Scott Frank, CEO of AT&T Intellectual Property in Atlanta, says his team has encouraged patent developers to work more with the diverse inventors they know and increase the pool of them.
The company has also created videos to help share the stories of these inventors across the business.
“It’s inspired a lot of other people to participate in the process. The diversity pledge has now given us additional focus and energy around this important area,” says Frank.
Other sources also say they are trying to conduct more outreach.
Friday at Lenovo says his team has been talking to underrepresented groups, letting them know that the patent process is an open and welcoming environment, and listening to any concerns they have.
He says that before the pledge, he thought it was important to implement a programme and track whether it worked. But he’s also heard that he needs to tailor these strategies to the people at the business.
“That involves more listening and understanding what concerns are unique to particular populations at this company.”
Some businesses have adopted new measures to review patents in an effort to improve diversity.
Alten at HPE says his company has moved away from the traditional patent committee review process and towards a crowdsourcing model.
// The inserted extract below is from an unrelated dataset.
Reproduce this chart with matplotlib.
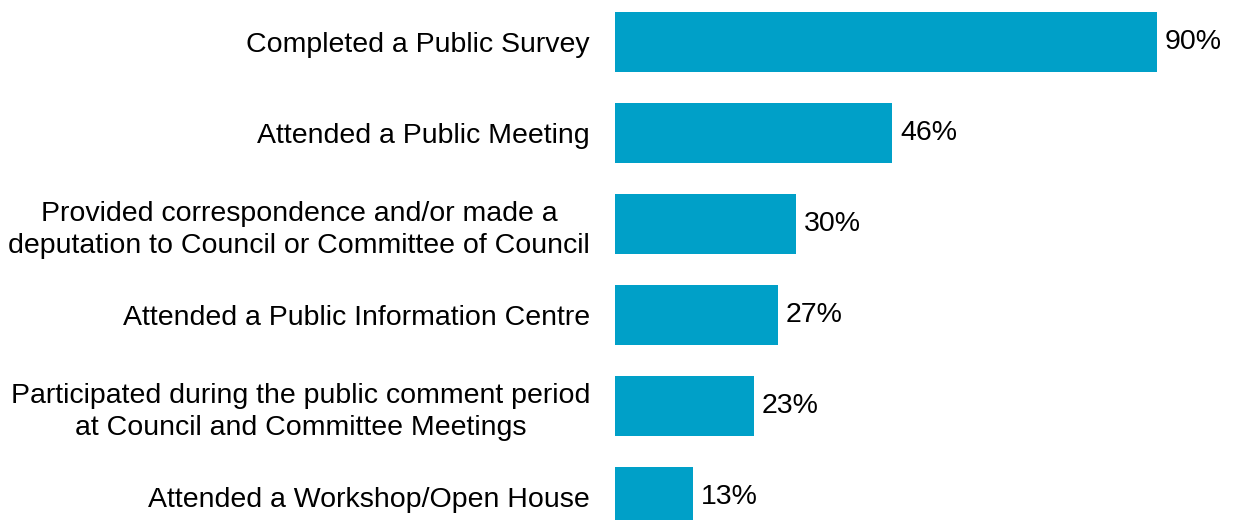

The business anonymises the inventors to eliminate unconscious bias that may otherwise be present. “This way, the approval process is based as much as possible on the merits of the invention being considered for patenting,” says Alten.
He adds that in many instances, this process has already increased the number and diversity of inventors. The company has these statistics because it is ahead of the pledge’s proposed timeline for tracking data.
“However, the impact of our new approval process will take some time to fully understand because it can take years between the date an invention is submitted and the date a patent is issued,” he says.
Data tracking for diversity is tough, but companies are working hard at it. Once IP departments have better information, they can determine which policies will best help their underrepresented inventors – which will benefit everyone in the end.